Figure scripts
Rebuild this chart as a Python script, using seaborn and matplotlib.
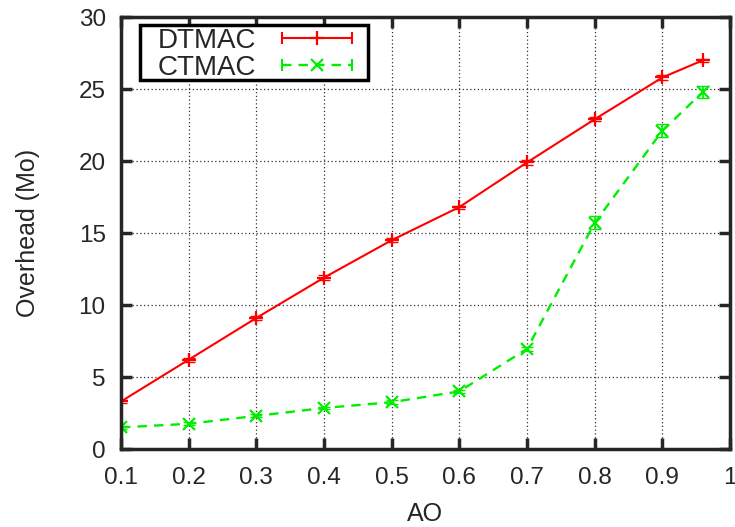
import numpy as np
import pandas as pd
import matplotlib
matplotlib.use('Agg')
import matplotlib.pyplot as plt
import seaborn as sns
from matplotlib.lines import Line2D
from matplotlib.patches import Rectangle
from matplotlib.legend_handler import HandlerLine2D, HandlerTuple

ao = [0.1, 0.2, 0.3, 0.4, 0.5, 0.6, 0.7, 0.8, 0.9, 0.96]
dtmac = [3.3, 6.2, 9.1, 11.9, 14.5, 16.8, 19.9, 22.9, 25.8, 27.0]
dtmac_err = [0.1, 0.15, 0.15, 0.15, 0.15, 0.1, 0.15, 0.15, 0.15, 0.1]
ctmac = [1.5, 1.75, 2.3, 2.85, 3.25, 4.0, 6.95, 15.7, 22.1, 24.8]
ctmac_err = [0.1, 0.1, 0.1, 0.1, 0.15, 0.1, 0.15, 0.45, 0.45, 0.4]
xtick_labels = ['0.1', '0.2', '0.3', '0.4', '0.5', '0.6', '0.7', '0.8', '0.9', '1']

sns.set_style('ticks')
plt.rcParams['font.family'] = ['Liberation Sans', 'DejaVu Sans']

df = pd.DataFrame({'AO': ao, 'DTMAC': dtmac, 'CTMAC': ctmac})

fig = plt.figure(figsize=(7.35, 5.27), dpi=100)
ax = fig.add_axes([0.1646, 0.148, 0.8286, 0.8197])

red = '#ff0000'
green = '#00ee00'
dash = (0, (4, 3))
fs = 17.5

sns.lineplot(data=df, x='AO', y='DTMAC', ax=ax, color=red, lw=1.5,
             marker='+', markersize=10, markeredgewidth=1.6,
             markeredgecolor=red, legend=False)
sns.lineplot(data=df, x='AO', y='CTMAC', ax=ax, color=green, lw=1.7,
             linestyle=dash, marker='x', markersize=8,
             markeredgewidth=1.6, markeredgecolor=green, legend=False)
ax.errorbar(ao, dtmac, yerr=dtmac_err, fmt='none', ecolor=red,
            elinewidth=1.2, capsize=4)
ax.errorbar(ao, ctmac, yerr=ctmac_err, fmt='none', ecolor=green,
            elinewidth=1.2, capsize=4)

ax.set_xlim(0.1, 1.0)
ax.set_ylim(0, 30)
ax.set_xticks(np.arange(0.1, 1.01, 0.1))
ax.set_xticklabels(xtick_labels)
ax.set_yticks(range(0, 31, 5))
ax.set_xlabel('AO', fontsize=18)
ax.set_ylabel('Overhead (Mo)', fontsize=18)
ax.xaxis.set_label_coords(0.5, -0.122)
ax.yaxis.set_label_coords(-0.133, 0.5)
ax.grid(True, color='#333333', linestyle=(0, (1, 2)), lw=0.9)
ax.tick_params(direction='in', length=8, width=2.5, top=True, right=True,
               labelsize=fs)
ax.tick_params(axis='x', pad=13)
ax.tick_params(axis='y', pad=11)
for s in ax.spines.values():
    s.set_linewidth(2.5)
    s.set_visible(True)

# legend box drawn by hand, gnuplot style keys (line with end caps + centre marker)
ax.add_patch(Rectangle((0.0312, 0.854), 0.3744, 0.127, transform=ax.transAxes,
                       facecolor='white', edgecolor='black', lw=2.5, zorder=4))
caps_d = Line2D([], [], color=red, lw=1.5, marker='|', markersize=9, markeredgewidth=1.5)
mid_d = Line2D([], [], color=red, lw=0, marker='+', markersize=10, markeredgewidth=1.6)
caps_c = Line2D([], [], color=green, lw=1.7, ls=dash, marker='|', markersize=9, markeredgewidth=1.5)
mid_c = Line2D([], [], color=green, lw=0, marker='x', markersize=8, markeredgewidth=1.6)
leg = ax.legend([(caps_d, mid_d), (caps_c, mid_c)], ['DTMAC', 'CTMAC'],
                handler_map={caps_d: HandlerLine2D(numpoints=2),
                             caps_c: HandlerLine2D(numpoints=2),
                             tuple: HandlerTuple(ndivide=1)},
                numpoints=1, loc='upper left', bbox_to_anchor=(0.0608, 0.975),
                fontsize=20, markerfirst=False, handlelength=3.15,
                borderpad=0, labelspacing=0.05, handletextpad=0.6,
                frameon=False, borderaxespad=0)
leg.set_zorder(5)

fig.savefig('out.png', dpi=100)
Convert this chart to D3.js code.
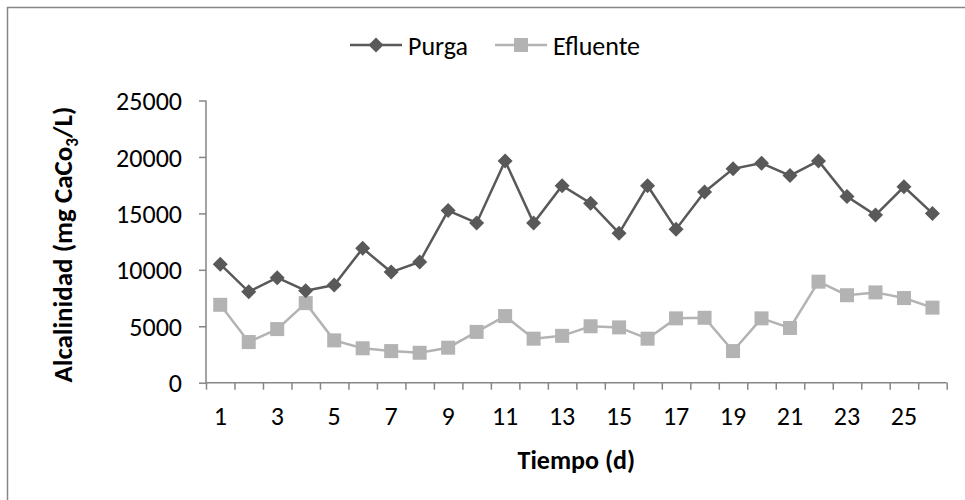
<!DOCTYPE html>
<html>
<head>
<meta charset="utf-8">
<script src="https://cdn.jsdelivr.net/npm/d3@7"></script>
<style>
  html, body { margin: 0; padding: 0; background: #fff; }
  svg { display: block; }
  text { font-family: Carlito, Calibri, Lato, "Open Sans", sans-serif; fill: #000; }
</style>
</head>
<body>
<svg id="chart" width="965" height="500"></svg>
<script>
// Alkalinity over time for purge and effluent streams
const days = d3.range(1, 27);
const purga = [10500, 8050, 9300, 8150, 8650, 11900, 9800, 10700, 15250, 14150,
               19650, 14150, 17450, 15900, 13250, 17450, 13600, 16900, 18950, 19450,
               18350, 19650, 16500, 14850, 17350, 15000];
const efluente = [6900, 3600, 4750, 7050, 3750, 3050, 2800, 2650, 3100, 4500,
                  5900, 3900, 4150, 5000, 4900, 3900, 5700, 5750, 2800, 5700,
                  4850, 8950, 7750, 8000, 7500, 6650];
const yTicks = [0, 5000, 10000, 15000, 20000, 25000];
const xTickLabels = [1, 3, 5, 7, 9, 11, 13, 15, 17, 19, 21, 23, 25];
const seriesNames = ["Purga", "Efluente"];

const axisColor = "#868686";
const purgaColor = "#595959";
const efluenteColor = "#b3b3b3";
const fontSize = 26;

const svg = d3.select("#chart");

// chart frame (runs past the right and bottom edges)
svg.append("path")
  .attr("d", "M7.5,500 V7.5 H965")
  .attr("fill", "none")
  .attr("stroke", axisColor)
  .attr("stroke-width", 1.5);

const x = d3.scaleLinear().domain([0.5, 26.5]).range([206, 946.7]);
const y = d3.scaleLinear().domain([0, 25000]).range([382.7, 100.5]);

// y axis
const yAxis = svg.append("g")
  .attr("transform", `translate(${x(0.5)},0)`)
  .call(d3.axisLeft(y).tickValues(yTicks).tickSize(7).tickPadding(17)
    .tickFormat(d3.format("d")));
yAxis.select(".domain").attr("stroke", axisColor).attr("stroke-width", 1.5)
  .attr("d", `M0,${y(25000)}V${y(0)}`);
yAxis.selectAll(".tick line").attr("stroke", axisColor).attr("stroke-width", 1.5);
yAxis.selectAll(".tick text").attr("font-size", fontSize).attr("fill", "#000")
  .attr("dy", "0.35em")
  .style("font-family", "Carlito, Calibri, Lato, sans-serif");

// x axis: tick marks on category boundaries, labels on odd days
const bounds = d3.range(0.5, 27, 1);
const xAxis = svg.append("g")
  .attr("transform", `translate(0,${y(0)})`)
  .call(d3.axisBottom(x).tickValues(bounds).tickSize(7).tickFormat(""));
xAxis.select(".domain").attr("stroke", axisColor).attr("stroke-width", 1.5)
  .attr("d", `M${x(0.5)},0H${x(26.5)}`);
xAxis.selectAll(".tick line").attr("stroke", axisColor).attr("stroke-width", 1.5);

svg.append("g").selectAll("text")
  .data(xTickLabels)
  .join("text")
  .attr("x", d => x(d))
  .attr("y", 425)
  .attr("text-anchor", "middle")
  .attr("font-size", fontSize)
  .text(d => d);

// axis titles
svg.append("text")
  .attr("x", (x(0.5) + x(26.5)) / 2)
  .attr("y", 469)
  .attr("text-anchor", "middle")
  .attr("font-size", fontSize)
  .attr("font-weight", "bold")
  .text("Tiempo (d)");

const yTitle = svg.append("text")
  .attr("transform", `translate(72,${(y(0) + y(25000)) / 2 + 3}) rotate(-90)`)
  .attr("text-anchor", "middle")
  .attr("font-size", 27)
  .attr("font-weight", "bold");
yTitle.append("tspan").text("Alcalinidad (mg CaCo");
yTitle.append("tspan").attr("font-size", 17).attr("dy", 6).text("3");
yTitle.append("tspan").attr("dy", -6).text("/L)");

// series
const line = d3.line().x((d, i) => x(days[i])).y(d => y(d));

svg.append("path").datum(efluente)
  .attr("d", line).attr("fill", "none")
  .attr("stroke", efluenteColor).attr("stroke-width", 2.5);
svg.append("path").datum(purga)
  .attr("d", line).attr("fill", "none")
  .attr("stroke", purgaColor).attr("stroke-width", 2.5);

const sq = 14;
svg.append("g").selectAll("rect")
  .data(efluente)
  .join("rect")
  .attr("x", (d, i) => x(days[i]) - sq / 2)
  .attr("y", d => y(d) - sq / 2)
  .attr("width", sq).attr("height", sq)
  .attr("fill", efluenteColor);

const dm = 7.5;
const diamond = (cx, cy) => `M${cx},${cy - dm}L${cx + dm},${cy}L${cx},${cy + dm}L${cx - dm},${cy}Z`;
svg.append("g").selectAll("path")
  .data(purga)
  .join("path")
  .attr("d", (d, i) => diamond(x(days[i]), y(d)))
  .attr("fill", purgaColor);

// legend
const legend = svg.append("g");
legend.append("line").attr("x1", 350).attr("x2", 402).attr("y1", 45).attr("y2", 45)
  .attr("stroke", purgaColor).attr("stroke-width", 2.5);
legend.append("path").attr("d", diamond(376, 45)).attr("fill", purgaColor);
legend.append("text").attr("x", 408).attr("y", 55).attr("font-size", fontSize).text(seriesNames[0]);

legend.append("line").attr("x1", 495).attr("x2", 547).attr("y1", 45).attr("y2", 45)
  .attr("stroke", efluenteColor).attr("stroke-width", 2.5);
legend.append("rect").attr("x", 521 - sq / 2).attr("y", 45 - sq / 2)
  .attr("width", sq).attr("height", sq).attr("fill", efluenteColor);
legend.append("text").attr("x", 553).attr("y", 55).attr("font-size", fontSize).text(seriesNames[1]);
</script>
</body>
</html>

:: Task goal ::
Your task is to report how many lines of the material include the string "matplotlib". Give the number and no other words.

:: Expected answer ::
7